Tuba City Embraces Telehealth for Diabetes Prevention and Care

Telehealth doctor speaking with patients

In rural areas, telemedicine offers patients the opportunity to get specialty health services and physician consultations without the need for extensive travel. Rural telemedicine may be the great equalizer for rural populations, which typically experience reduced services and less favorable health outcomes compared to populations served by large medical centers.

Diabetes care is one area which needs improvement in rural Arizona. Patients frequently have to travel 1-2 hours one way in order to visit their healthcare providers. Generally, physicians like to see patients with diabetes at least four times per year. These patients also need to see a Nutritionist regularly, have eye and foot exams yearly, have blood sugar screenings regularly, and must come in for medication refills. All of these trips place a huge burden on patients, due to both time and transportation expenses.

A new project at Tuba City Regional Healthcare Corporation (TCRHCC) is expanding our telehealth services to include telenutrition and screening services for patients with diabetes, and hopes to also extend diabetes screening to far-flung communities on the Navajo Nation.

The project, which will begin in the fall of 2015, will utilize a mobile telehealth van to conduct health screenings, telenutrition visits, blood sugar and blood pressure checks, as well as other health services. It was funded by a one-time grant from the Special Diabetes Program for Indians in 2014.

It is my hope that patients will be able to get some of their regular diabetes checkups and screenings done via telemedicine, so that patients can reduce their trips to the hospital and still meet the standards of care. Initially, patients will still need to visit with their physicians regularly, but the burdens of frequent screenings, eye and foot checks, and nutrition visits will be eased by providing these services at Chapter Houses.

Challenges for Rural Telehealth

Major challenges for rural telehealth programs include the lack of infrastructure such as paved roads, Wi-Fi signals, cell towers, and sparse populations. It can also take time for populations to get comfortable with a novel program and utilize services to their maximum benefit.

With our mobile telenutrition program, the biggest challenge thus far has been the difficulty in assuring a reliable signal to accommodate video conferencing even in remote communities. We have run tests and simulations, but the ultimate test of signal strength will be when we drive the van out to the communities we intend to serve and attempt a stable video connection.  A reliable and fast internet connection is a luxury that many on the Navajo Nation do not have yet. This lack of infrastructure has delayed the implementation of many worthy telehealth programs.

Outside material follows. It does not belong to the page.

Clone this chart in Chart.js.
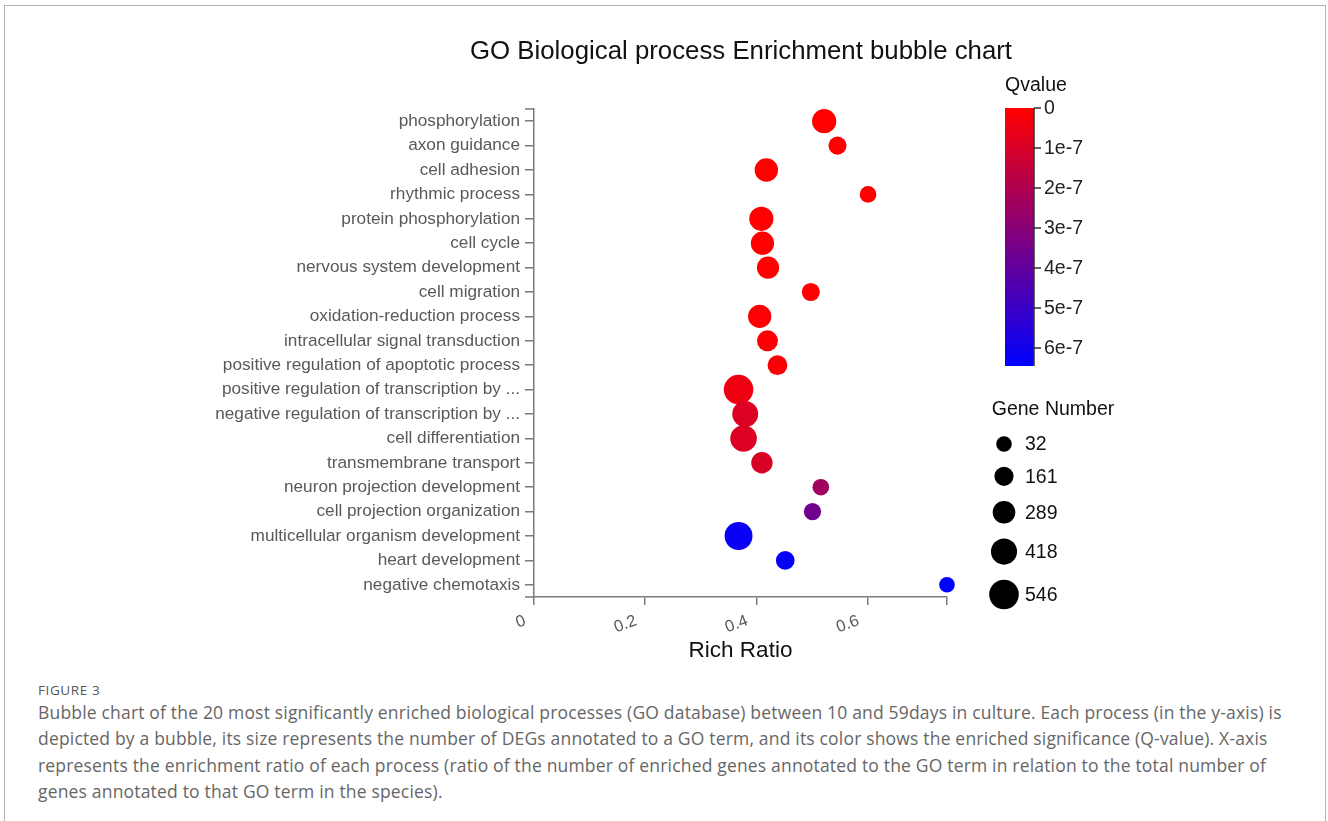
<!DOCTYPE html>
<html>
<head>
<meta charset="utf-8">
<script src="https://cdn.jsdelivr.net/npm/chart.js@4.4.1/dist/chart.umd.min.js"></script>
<style>
  html, body { margin: 0; padding: 0; background: #fff; overflow: hidden; }
  body { width: 1328px; height: 821px; position: relative; }
  #frame { position: absolute; left: 4px; top: 5px; width: 1320px; height: 900px; border: 1px solid #b4b4b4; border-bottom: none; }
  #wrap { position: absolute; left: 0; top: 0; width: 1328px; height: 680px; }
  #caption { position: absolute; left: 38px; top: 681px; color: #666; font-family: "Open Sans", "Noto Sans", sans-serif; }
  #caption .fig { font-size: 13.5px; letter-spacing: 0.6px; line-height: 18px; color: #555; }
  #caption .txt { font-size: 17.5px; letter-spacing: 0.18px; line-height: 26.4px; white-space: nowrap; }
</style>
</head>
<body>
<div id="frame"></div>
<div id="wrap"><canvas id="bubble"></canvas></div>
<div id="caption">
  <div class="fig">FIGURE 3</div>
  <div class="txt">Bubble chart of the 20 most significantly enriched biological processes (GO database) between 10 and 59days in culture. Each process (in the y-axis) is</div>
  <div class="txt">depicted by a bubble, its size represents the number of DEGs annotated to a GO term, and its color shows the enriched significance (Q-value). X-axis</div>
  <div class="txt">represents the enrichment ratio of each process (ratio of the number of enriched genes annotated to the GO term in relation to the total number of</div>
  <div class="txt">genes annotated to that GO term in the species).</div>
</div>
<script>
// Data
const terms = [
  "phosphorylation", "axon guidance", "cell adhesion", "rhythmic process",
  "protein phosphorylation", "cell cycle", "nervous system development", "cell migration",
  "oxidation-reduction process", "intracellular signal transduction",
  "positive regulation of apoptotic process", "positive regulation of transcription by ...",
  "negative regulation of transcription by ...", "cell differentiation", "transmembrane transport",
  "neuron projection development", "cell projection organization",
  "multicellular organism development", "heart development", "negative chemotaxis"
];
const richRatio = [0.522, 0.546, 0.418, 0.601, 0.409, 0.411, 0.421, 0.498, 0.406, 0.420,
                   0.438, 0.368, 0.380, 0.377, 0.410, 0.516, 0.501, 0.368, 0.452, 0.743];
const geneNumber = [349, 123, 319, 70, 349, 312, 274, 123, 312, 228,
                    183, 546, 410, 433, 244, 70, 92, 485, 145, 32];
const qValue = [0, 0, 1e-9, 0, 2e-9, 1e-9, 5e-9, 3e-9, 8e-9, 1.2e-8,
                1.5e-8, 4.3e-8, 8.8e-8, 8.8e-8, 9.7e-8, 2.4e-7, 3.6e-7, 6.2e-7, 6.3e-7, 6.45e-7];
const xTicks = [0, 0.2, 0.4, 0.6];
const qTicks = [0, 1e-7, 2e-7, 3e-7, 4e-7, 5e-7, 6e-7];
const qTickLabels = ["0", "1e-7", "2e-7", "3e-7", "4e-7", "5e-7", "6e-7"];
const geneLegend = [32, 161, 289, 418, 546];

// Style
const FONT = "'Liberation Sans', Arial, sans-serif";
const AXIS = "#7a7a7a";
const LABEL = "#595959";
const TICK = 9;
const R_MIN = 7.8, R_MAX = 14.8;
const G_MIN = Math.min(...geneNumber), G_MAX = Math.max(...geneNumber);
const Q_MAX = Math.max(...qValue);
const X_MAX = Math.max(...richRatio);

const radiusFor = (n) => R_MIN + (R_MAX - R_MIN) * (n - G_MIN) / (G_MAX - G_MIN);
const colorFor = (q) => {
  const t = Math.min(1, Math.max(0, q / Q_MAX));
  return `rgb(${Math.round(255 * (1 - t))},0,${Math.round(255 * t)})`;
};

const points = terms.map((_, i) => ({ x: richRatio[i], y: i, r: radiusFor(geneNumber[i]) }));

// Title, axis caps, colour bar and size legend
const extras = {
  id: "extras",
  afterDraw(chart) {
    const { ctx, chartArea } = chart;
    const { top, bottom, left } = chartArea;
    ctx.save();
    ctx.fillStyle = "#111";
    ctx.font = `25.8px ${FONT}`;
    ctx.textAlign = "center";
    ctx.textBaseline = "middle";
    ctx.fillText("GO Biological process Enrichment bubble chart", 741, 52);

    ctx.strokeStyle = AXIS;
    ctx.lineWidth = 1.5;
    ctx.beginPath();
    ctx.moveTo(left - TICK, top); ctx.lineTo(left, top);
    ctx.moveTo(left - TICK, bottom); ctx.lineTo(left, bottom);
    ctx.stroke();

    // colour bar
    const bx = 1005, bw = 29, by = 108, pxPerQ = 40 / 1e-7;
    const bh = Q_MAX * pxPerQ;
    const grad = ctx.createLinearGradient(0, by, 0, by + bh);
    grad.addColorStop(0, colorFor(0));
    grad.addColorStop(1, colorFor(Q_MAX));
    ctx.fillStyle = grad;
    ctx.fillRect(bx, by, bw, bh);
    ctx.strokeStyle = "#333";
    ctx.lineWidth = 1.5;
    ctx.beginPath();
    ctx.moveTo(bx + bw, by); ctx.lineTo(bx + bw, by + bh);
    qTicks.forEach((q) => {
      const y = by + q * pxPerQ;
      ctx.moveTo(bx + bw, y); ctx.lineTo(bx + bw + 7, y);
    });
    ctx.stroke();
    ctx.fillStyle = "#222";
    ctx.font = `19.5px ${FONT}`;
    ctx.textAlign = "left";
    qTicks.forEach((q, i) => ctx.fillText(qTickLabels[i], bx + bw + 10, by + q * pxPerQ + 1));
    ctx.textAlign = "center";
    ctx.fillStyle = "#111";
    ctx.font = `19.5px ${FONT}`;
    ctx.fillText("Qvalue", 1036, 86);

    // gene number legend
    ctx.fillText("Gene Number", 1053, 410);
    let cy = 444;
    ctx.textAlign = "left";
    geneLegend.forEach((n, i) => {
      const r = radiusFor(n);
      if (i > 0) cy += radiusFor(geneLegend[i - 1]) + r + 15;
      ctx.fillStyle = "#000";
      ctx.beginPath();
      ctx.arc(1004, cy, r, 0, Math.PI * 2);
      ctx.fill();
      ctx.fillStyle = "#111";
      ctx.fillText(String(n), 1025, cy + 1);
    });
    ctx.restore();
  }
};

new Chart(document.getElementById("bubble"), {
  type: "bubble",
  data: {
    datasets: [{
      data: points,
      backgroundColor: qValue.map(colorFor),
      borderWidth: 0,
      hoverBorderWidth: 0,
      clip: false
    }]
  },
  options: {
    responsive: true,
    maintainAspectRatio: false,
    animation: false,
    layout: { padding: { left: 0, right: 1328 - 947, top: 109, bottom: 0 } },
    plugins: {
      legend: { display: false },
      tooltip: { enabled: false },
      title: { display: false }
    },
    scales: {
      x: {
        type: "linear",
        min: 0,
        max: X_MAX,
        afterBuildTicks: (scale) => { scale.ticks = xTicks.concat([X_MAX]).map((v) => ({ value: v })); },
        afterFit: (scale) => { scale.height = 680 - 597; },
        ticks: {
          color: LABEL,
          font: { family: FONT, size: 16.5 },
          minRotation: 20,
          maxRotation: 20,
          padding: 6,
          labelOffset: -9,
          callback: (v) => (xTicks.includes(v) ? String(v) : "")
        },
        grid: { drawOnChartArea: false, drawTicks: true, tickLength: 8, color: AXIS, lineWidth: 1.5 },
        border: { color: AXIS, width: 1.5 },
        title: {
          display: true,
          text: "Rich Ratio",
          color: "#111",
          font: { family: FONT, size: 22.5 },
          padding: { top: 0, bottom: 15.5 }
        }
      },
      y: {
        type: "category",
        labels: terms,
        offset: true,
        afterFit: (scale) => { scale.width = 534; },
        ticks: {
          color: LABEL,
          font: { family: FONT, size: 17.2 },
          padding: 5,
          autoSkip: false
        },
        grid: { drawOnChartArea: false, drawTicks: true, tickLength: TICK, color: AXIS, lineWidth: 1.5, offset: false },
        border: { color: AXIS, width: 1.5 }
      }
    }
  },
  plugins: [extras]
});
</script>
</body>
</html>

Another challenge has been accessibility of distant sites. Many of the communities we hope to serve are reached via dirt roads, and we needed to ensure that our new van would be able to handle a bumpy ride—despite its sensitive equipment. Again, the big test of our success will be when the van arrives, and can be road-tested.

These uncertainties with a major project always serve as a reminder of the difficulties of providing patients with the care they need despite the limitations in resources that are an unfortunate part of daily life in rural communities.

Future Opportunities

TCRHCC hopes to expand its telemedicine options in the coming years thanks to the improvement in facilities allowed by the grant. We have been offering telenutrition and telepsychiatry services to high schools in Tuba City, follow-up surgery and dermatology visits via telemedicine, and various educational opportunities for our medical staff.  We are also establishing a telestroke program with the Mayo Clinic in Arizona.

Rural health providers and their patients would greatly benefit from telemedicine-based collaboration with larger health centers. A great model for this type of collaboration is the University of New Mexico’s Project ECHO. A similar project, which included pulmonology, rheumatology and other specialist care, would be of great benefit to Northern Arizona’s rural communities.

About the Author

Dominika Heusinkveld's picture

Dominika Heusinkveld, MD, MPH, has worked with Native American populations since 2003, chiefly on the Navajo Reservation. She is board-certified in Family Medicine, and has a focus in population health, community health, diabetes care, and health disparities. She is interested in finding systemic and technology-based solutions to the health problems that affect Native American communities and other economically-disadvantaged groups. She currently works at Tuba City Regional Healthcare Corporation as a Family Medicine physician and as the Director of Diabetes Treatment and Prevention Services.